[Set task] Write out the material exactly, without any of its pictures.
** BEGIN **
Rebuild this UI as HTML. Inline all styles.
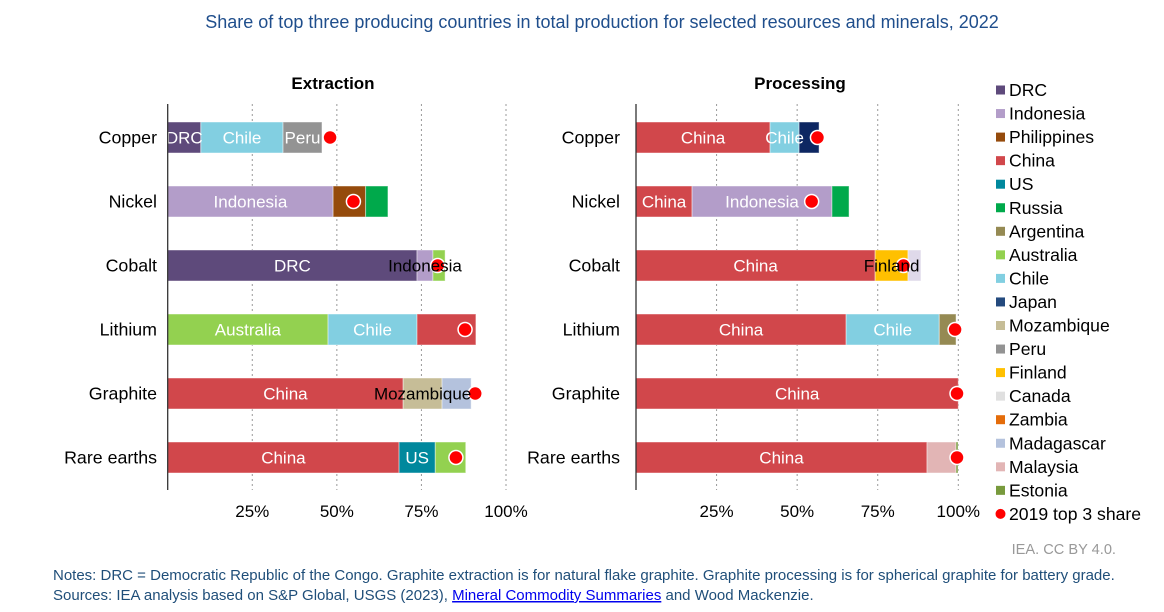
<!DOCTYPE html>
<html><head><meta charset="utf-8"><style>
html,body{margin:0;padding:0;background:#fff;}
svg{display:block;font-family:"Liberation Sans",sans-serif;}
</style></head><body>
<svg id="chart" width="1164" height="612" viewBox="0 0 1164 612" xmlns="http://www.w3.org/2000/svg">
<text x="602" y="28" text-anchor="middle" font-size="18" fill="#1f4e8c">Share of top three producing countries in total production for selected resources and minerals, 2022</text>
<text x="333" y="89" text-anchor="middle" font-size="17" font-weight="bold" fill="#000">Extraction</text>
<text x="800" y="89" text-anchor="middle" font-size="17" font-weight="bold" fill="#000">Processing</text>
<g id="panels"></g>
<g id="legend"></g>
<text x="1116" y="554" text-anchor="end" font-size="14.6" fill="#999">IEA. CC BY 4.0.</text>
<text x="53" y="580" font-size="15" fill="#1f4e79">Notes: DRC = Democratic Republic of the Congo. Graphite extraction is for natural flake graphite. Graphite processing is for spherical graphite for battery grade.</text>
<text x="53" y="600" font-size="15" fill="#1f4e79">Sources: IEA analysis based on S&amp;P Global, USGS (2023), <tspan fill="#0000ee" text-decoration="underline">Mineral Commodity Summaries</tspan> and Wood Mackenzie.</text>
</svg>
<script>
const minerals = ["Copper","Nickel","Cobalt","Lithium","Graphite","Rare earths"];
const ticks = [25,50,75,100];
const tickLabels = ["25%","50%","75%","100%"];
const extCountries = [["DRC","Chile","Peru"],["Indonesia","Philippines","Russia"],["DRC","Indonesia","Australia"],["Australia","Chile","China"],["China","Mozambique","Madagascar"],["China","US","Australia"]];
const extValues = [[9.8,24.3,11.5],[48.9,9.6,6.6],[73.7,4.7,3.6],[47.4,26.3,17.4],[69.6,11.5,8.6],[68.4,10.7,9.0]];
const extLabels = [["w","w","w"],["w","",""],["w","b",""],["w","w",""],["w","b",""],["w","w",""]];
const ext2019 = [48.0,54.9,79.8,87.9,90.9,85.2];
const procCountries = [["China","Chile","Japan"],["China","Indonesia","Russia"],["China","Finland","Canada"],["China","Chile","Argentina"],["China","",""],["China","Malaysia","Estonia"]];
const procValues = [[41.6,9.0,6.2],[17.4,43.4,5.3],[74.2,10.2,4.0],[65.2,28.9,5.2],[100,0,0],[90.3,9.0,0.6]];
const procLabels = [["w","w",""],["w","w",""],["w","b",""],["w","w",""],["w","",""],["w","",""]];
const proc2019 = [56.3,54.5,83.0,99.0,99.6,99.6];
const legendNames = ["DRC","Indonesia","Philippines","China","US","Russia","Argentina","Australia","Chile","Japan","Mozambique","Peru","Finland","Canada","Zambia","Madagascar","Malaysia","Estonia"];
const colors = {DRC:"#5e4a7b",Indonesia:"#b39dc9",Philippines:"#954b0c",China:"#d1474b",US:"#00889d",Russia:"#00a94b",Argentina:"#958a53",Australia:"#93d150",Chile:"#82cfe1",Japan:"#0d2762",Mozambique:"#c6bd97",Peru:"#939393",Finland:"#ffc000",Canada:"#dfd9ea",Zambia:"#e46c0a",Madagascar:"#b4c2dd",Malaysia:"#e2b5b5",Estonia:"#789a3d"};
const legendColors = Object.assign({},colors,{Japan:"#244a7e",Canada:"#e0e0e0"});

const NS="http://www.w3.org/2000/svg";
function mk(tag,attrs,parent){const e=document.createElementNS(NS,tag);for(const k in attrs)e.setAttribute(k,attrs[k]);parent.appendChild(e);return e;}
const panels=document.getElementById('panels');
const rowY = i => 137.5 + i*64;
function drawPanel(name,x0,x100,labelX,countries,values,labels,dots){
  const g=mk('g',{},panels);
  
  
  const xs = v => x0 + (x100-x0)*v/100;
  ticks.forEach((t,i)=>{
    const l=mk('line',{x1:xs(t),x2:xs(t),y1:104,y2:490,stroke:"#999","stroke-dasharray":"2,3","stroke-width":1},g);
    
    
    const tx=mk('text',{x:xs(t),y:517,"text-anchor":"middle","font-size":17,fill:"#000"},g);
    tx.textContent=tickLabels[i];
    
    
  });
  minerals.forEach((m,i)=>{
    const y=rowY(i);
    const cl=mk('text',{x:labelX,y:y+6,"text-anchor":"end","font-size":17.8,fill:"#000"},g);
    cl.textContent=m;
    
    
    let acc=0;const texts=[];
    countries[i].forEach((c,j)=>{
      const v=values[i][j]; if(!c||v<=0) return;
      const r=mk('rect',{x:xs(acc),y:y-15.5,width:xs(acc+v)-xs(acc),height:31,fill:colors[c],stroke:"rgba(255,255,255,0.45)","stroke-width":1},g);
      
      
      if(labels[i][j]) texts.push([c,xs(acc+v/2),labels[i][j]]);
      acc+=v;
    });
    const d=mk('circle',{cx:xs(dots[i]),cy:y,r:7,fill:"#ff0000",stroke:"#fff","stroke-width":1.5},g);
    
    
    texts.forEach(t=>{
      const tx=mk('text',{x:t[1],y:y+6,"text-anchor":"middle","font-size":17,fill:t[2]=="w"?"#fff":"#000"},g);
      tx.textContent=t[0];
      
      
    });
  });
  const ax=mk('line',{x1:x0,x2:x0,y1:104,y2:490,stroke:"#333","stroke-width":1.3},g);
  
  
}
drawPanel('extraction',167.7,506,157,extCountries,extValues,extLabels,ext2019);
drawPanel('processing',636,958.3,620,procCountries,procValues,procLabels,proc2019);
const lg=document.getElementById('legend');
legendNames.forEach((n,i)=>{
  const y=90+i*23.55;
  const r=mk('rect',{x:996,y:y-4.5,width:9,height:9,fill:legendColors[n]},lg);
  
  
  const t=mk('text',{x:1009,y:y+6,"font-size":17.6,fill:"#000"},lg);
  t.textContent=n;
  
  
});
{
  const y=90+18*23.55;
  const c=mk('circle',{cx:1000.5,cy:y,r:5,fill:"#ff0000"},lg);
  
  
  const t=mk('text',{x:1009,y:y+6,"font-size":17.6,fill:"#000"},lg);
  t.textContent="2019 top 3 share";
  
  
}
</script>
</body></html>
** END **
[Response]
Rebuild this UI as HTML. Inline all styles.
<!DOCTYPE html>
<html><head><meta charset="utf-8"><style>
html,body{margin:0;padding:0;background:#fff;}
svg{display:block;font-family:"Liberation Sans",sans-serif;}
</style></head><body>
<svg id="chart" width="1164" height="612" viewBox="0 0 1164 612" xmlns="http://www.w3.org/2000/svg">
<text x="602" y="28" text-anchor="middle" font-size="18" fill="#1f4e8c">Share of top three producing countries in total production for selected resources and minerals, 2022</text>
<text x="333" y="89" text-anchor="middle" font-size="17" font-weight="bold" fill="#000">Extraction</text>
<text x="800" y="89" text-anchor="middle" font-size="17" font-weight="bold" fill="#000">Processing</text>
<g id="panels"></g>
<g id="legend"></g>
<text x="1116" y="554" text-anchor="end" font-size="14.6" fill="#999">IEA. CC BY 4.0.</text>
<text x="53" y="580" font-size="15" fill="#1f4e79">Notes: DRC = Democratic Republic of the Congo. Graphite extraction is for natural flake graphite. Graphite processing is for spherical graphite for battery grade.</text>
<text x="53" y="600" font-size="15" fill="#1f4e79">Sources: IEA analysis based on S&amp;P Global, USGS (2023), <tspan fill="#0000ee" text-decoration="underline">Mineral Commodity Summaries</tspan> and Wood Mackenzie.</text>
</svg>
<script>
const minerals = ["Copper","Nickel","Cobalt","Lithium","Graphite","Rare earths"];
const ticks = [25,50,75,100];
const tickLabels = ["25%","50%","75%","100%"];
const extCountries = [["DRC","Chile","Peru"],["Indonesia","Philippines","Russia"],["DRC","Indonesia","Australia"],["Australia","Chile","China"],["China","Mozambique","Madagascar"],["China","US","Australia"]];
const extValues = [[9.8,24.3,11.5],[48.9,9.6,6.6],[73.7,4.7,3.6],[47.4,26.3,17.4],[69.6,11.5,8.6],[68.4,10.7,9.0]];
const extLabels = [["w","w","w"],["w","",""],["w","b",""],["w","w",""],["w","b",""],["w","w",""]];
const ext2019 = [48.0,54.9,79.8,87.9,90.9,85.2];
const procCountries = [["China","Chile","Japan"],["China","Indonesia","Russia"],["China","Finland","Canada"],["China","Chile","Argentina"],["China","",""],["China","Malaysia","Estonia"]];
const procValues = [[41.6,9.0,6.2],[17.4,43.4,5.3],[74.2,10.2,4.0],[65.2,28.9,5.2],[100,0,0],[90.3,9.0,0.6]];
const procLabels = [["w","w",""],["w","w",""],["w","b",""],["w","w",""],["w","",""],["w","",""]];
const proc2019 = [56.3,54.5,83.0,99.0,99.6,99.6];
const legendNames = ["DRC","Indonesia","Philippines","China","US","Russia","Argentina","Australia","Chile","Japan","Mozambique","Peru","Finland","Canada","Zambia","Madagascar","Malaysia","Estonia"];
const colors = {DRC:"#5e4a7b",Indonesia:"#b39dc9",Philippines:"#954b0c",China:"#d1474b",US:"#00889d",Russia:"#00a94b",Argentina:"#958a53",Australia:"#93d150",Chile:"#82cfe1",Japan:"#0d2762",Mozambique:"#c6bd97",Peru:"#939393",Finland:"#ffc000",Canada:"#dfd9ea",Zambia:"#e46c0a",Madagascar:"#b4c2dd",Malaysia:"#e2b5b5",Estonia:"#789a3d"};
const legendColors = Object.assign({},colors,{Japan:"#244a7e",Canada:"#e0e0e0"});

const NS="http://www.w3.org/2000/svg";
function mk(tag,attrs,parent){const e=document.createElementNS(NS,tag);for(const k in attrs)e.setAttribute(k,attrs[k]);parent.appendChild(e);return e;}
const panels=document.getElementById('panels');
const rowY = i => 137.5 + i*64;
function drawPanel(name,x0,x100,labelX,countries,values,labels,dots){
  const g=mk('g',{},panels);
  
  
  const xs = v => x0 + (x100-x0)*v/100;
  ticks.forEach((t,i)=>{
    const l=mk('line',{x1:xs(t),x2:xs(t),y1:104,y2:490,stroke:"#999","stroke-dasharray":"2,3","stroke-width":1},g);
    
    
    const tx=mk('text',{x:xs(t),y:517,"text-anchor":"middle","font-size":17,fill:"#000"},g);
    tx.textContent=tickLabels[i];
    
    
  });
  minerals.forEach((m,i)=>{
    const y=rowY(i);
    const cl=mk('text',{x:labelX,y:y+6,"text-anchor":"end","font-size":17.8,fill:"#000"},g);
    cl.textContent=m;
    
    
    let acc=0;const texts=[];
    countries[i].forEach((c,j)=>{
      const v=values[i][j]; if(!c||v<=0) return;
      const r=mk('rect',{x:xs(acc),y:y-15.5,width:xs(acc+v)-xs(acc),height:31,fill:colors[c],stroke:"rgba(255,255,255,0.45)","stroke-width":1},g);
      
      
      if(labels[i][j]) texts.push([c,xs(acc+v/2),labels[i][j]]);
      acc+=v;
    });
    const d=mk('circle',{cx:xs(dots[i]),cy:y,r:7,fill:"#ff0000",stroke:"#fff","stroke-width":1.5},g);
    
    
    texts.forEach(t=>{
      const tx=mk('text',{x:t[1],y:y+6,"text-anchor":"middle","font-size":17,fill:t[2]=="w"?"#fff":"#000"},g);
      tx.textContent=t[0];
      
      
    });
  });
  const ax=mk('line',{x1:x0,x2:x0,y1:104,y2:490,stroke:"#333","stroke-width":1.3},g);
  
  
}
drawPanel('extraction',167.7,506,157,extCountries,extValues,extLabels,ext2019);
drawPanel('processing',636,958.3,620,procCountries,procValues,procLabels,proc2019);
const lg=document.getElementById('legend');
legendNames.forEach((n,i)=>{
  const y=90+i*23.55;
  const r=mk('rect',{x:996,y:y-4.5,width:9,height:9,fill:legendColors[n]},lg);
  
  
  const t=mk('text',{x:1009,y:y+6,"font-size":17.6,fill:"#000"},lg);
  t.textContent=n;
  
  
});
{
  const y=90+18*23.55;
  const c=mk('circle',{cx:1000.5,cy:y,r:5,fill:"#ff0000"},lg);
  
  
  const t=mk('text',{x:1009,y:y+6,"font-size":17.6,fill:"#000"},lg);
  t.textContent="2019 top 3 share";
  
  
}
</script>
</body></html>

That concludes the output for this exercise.